The challenge that I tried to pose from 1983 in industry policy development was met by and had to be fitted within the orthodoxy. I actually accepted the central tenants of the orthodoxy, but argued that it ignored the dynamic elements.

New Zealand is important because the New Zealand model did have a clearly discernable influence. This was the channel through which certain ideas flowed.

I said that Treasury was resistant to new ideas. The problem with the central coordinating agencies lies in their control function. They may espouse views about the role of the state, the need to free markets etc, but they like to control.

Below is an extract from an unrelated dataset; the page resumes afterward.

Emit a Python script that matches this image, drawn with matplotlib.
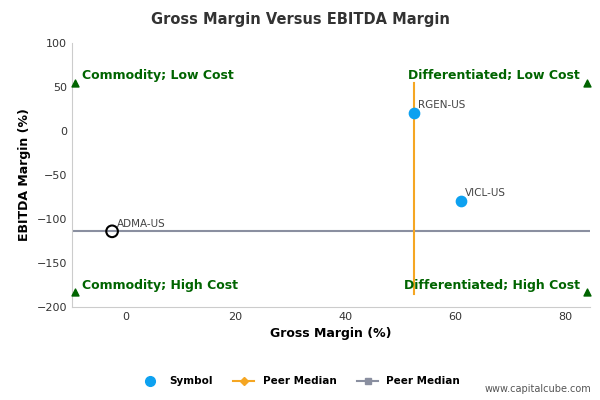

Consider program budgeting, the precursor to the current approach to input-output, measurement and performance indicators. I was a strong supporter because I saw it as a way of integrating apparently separate approaches into a coherent whole. It didn’t work that way. Under Finance/Treasury it was twisted into a control device based on existing structures.

In early 1991, my then consulting group started a major study called the public sector reform project. Our aim was to measure the spread of the then new ideas in public policy and administration with a special focus on the New Zealand influence. We started by looking at the top conceptual structures and then the way they translated into on-ground action in the agencies we were especially interested in at Commonwealth and state levels. It quickly became clear that those approaches were being distorted by the need to control. They had the capacity to free, to allow for innovation, but they also had the capacity to control, and that was what was happening. Indeed, that is what has happened.

We have a funny dichotomy at the moment. We have a set of ideas about the role of the state and of markets that centres on the idea of competition, of a limited role for government, of allowing market freedom. Yet in the public policy sphere, those same ideas have morphed into a more rigid and controlled system that now extends its influence into the private sphere.

And where does Maggie Thatcher fit into all this? Blowed if I know!